Antarctic ice sheet retreat could trigger chain reaction
The Antarctic ice sheet was even more unstable in the past than previously thought, and at times possibly came close to collapse, new research suggests.
The findings raise concerns that, in a warmer climate, exposing the land underneath the ice sheet as it retreats will increase rainfall on Antarctica, and this could trigger processes that accelerate further ice loss.
The research is based on climate modeling and data comparisons for the Middle Miocene (13-17 million years ago) when atmospheric carbon dioxide and global temperatures reached levels similar to those expected by the end of this century.
The study was carried out by the Met Office, the universities of Exeter, Bristol, Cardiff and Stockholm, NORCE and the Bjerknes Centre for Climate Research.
"When an ice sheet melts, the newly exposed ground beneath is less reflective, and local temperatures become warmer," said lead author Dr. Catherine Bradshaw, of the Met Office and the Global Systems Institute at the University of Exeter.
"This can dramatically change weather patterns.
"With a big ice sheet on the continent like we have today, Antarctic winds usually blow from the continent out to the sea.
"However, if the continent warms this could be reversed, with the winds blowing from the cooler sea to the warmer land—just as we see with monsoons around the world.
"That would bring extra rainfall to the Antarctic continent, causing more freshwater to run into the sea.
"Freshwater is less dense than saltwater and so it can sit on the sea surface, rather than sinking and circulating as saltwater does.
"This effectively breaks the connection between the deep ocean and the surface ocean, causing warmer water to accumulate at depth."
The study suggests that the processes triggered by increasing rainfall would reduce the ability of the climate system to maintain a large Antarctic ice sheet.
"Essentially, if more land is exposed in Antarctica, it becomes harder for a large ice sheet to reform, and without favorable orbital positions in the Middle Miocene playing a role, perhaps the ice sheet would have collapsed at that time," Dr. Bradshaw said.
During the warm Middle Miocene period, unusually large swings back and forth in deep-sea temperatures were recorded.
The study shows that fluctuations in the area covered by the ice sheet were a major factor in causing deep-sea temperatures to change so dramatically. Fluctuations in the volume of ice were found to be of much less importance.
Variations in the positioning of the Earth relative to the Sun caused the ice sheet to advance and retreat, and this altered weather patterns—triggering processes that can accelerate ice loss or gain.
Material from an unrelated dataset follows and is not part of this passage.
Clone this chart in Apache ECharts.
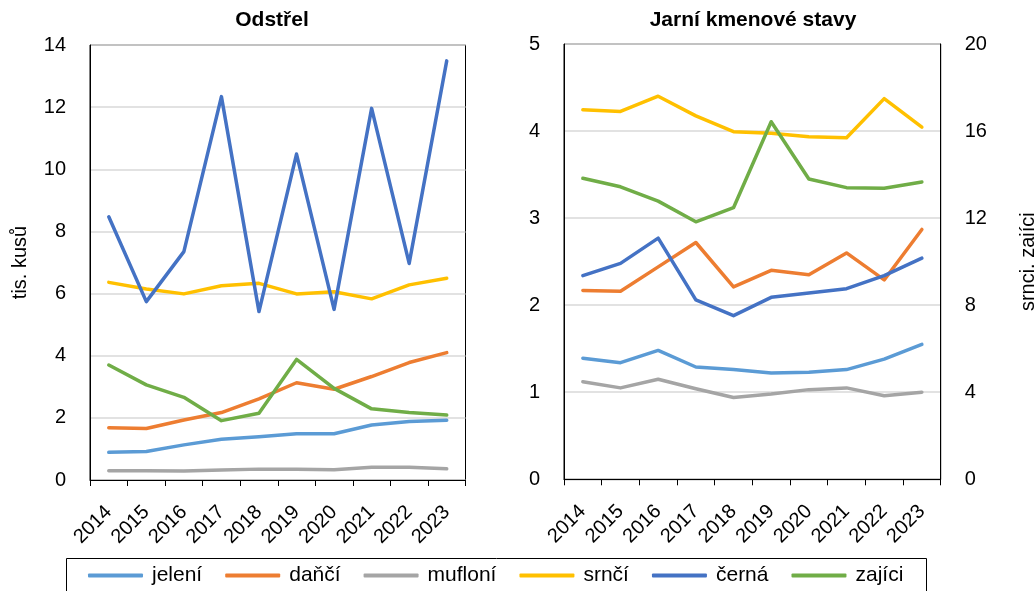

Rain falling on the ice sheet can cause fracturing, surface melt and extra freshwater running off the continent, which, in turn, can cause deep-sea temperatures to rise—potentially influencing Antarctic ice from beneath.
The findings of the new study suggest that the Antarctic ice sheet retreated significantly during the Middle Miocene, then stabilized when the warm period ended.
Co-author Associate Professor Agatha De Boer, from the University of Stockholm, said: "When the Middle Miocene climate cooled, the link we have found between the area of the ice sheet and the deep-sea temperatures via the hydrological cycle came to an end.
"Once Antarctica was fully covered by the ice sheet, the winds would always go from the land to the sea and as a result rainfall would have reduced to the low levels falling as snow over the continent we see today."
Dr. Petra Langebroek, a Senior Researcher from NORCE and the Bjerknes Centre for Climate Research, another co-author, added: "These findings imply a shift in ocean sensitivity to ice sheet changes occurs when ice sheet retreat exposes previously ice-covered land."
Professor Carrie Lear, from Cardiff University, who first devised the project, concluded: "This study suggests that during a warm period about 15 million years ago, the Miocene Antarctic ice sheet was capable of major advance and retreat across the continent.
"This is concerning, but further research is needed to determine exactly what this means for the long-term future of the modern Antarctic ice sheet."
Dr. Bradshaw stressed that conditions now are not identical to those in the Middle Miocene, and the model used in the study does not include the impact of feedbacks from the carbon cycle or the ice sheet itself.
The paper, published in the journal Nature Geoscience, is entitled: "Hydrological impact of Middle Miocene Antarctic ice-free areas coupled to deep ocean temperatures."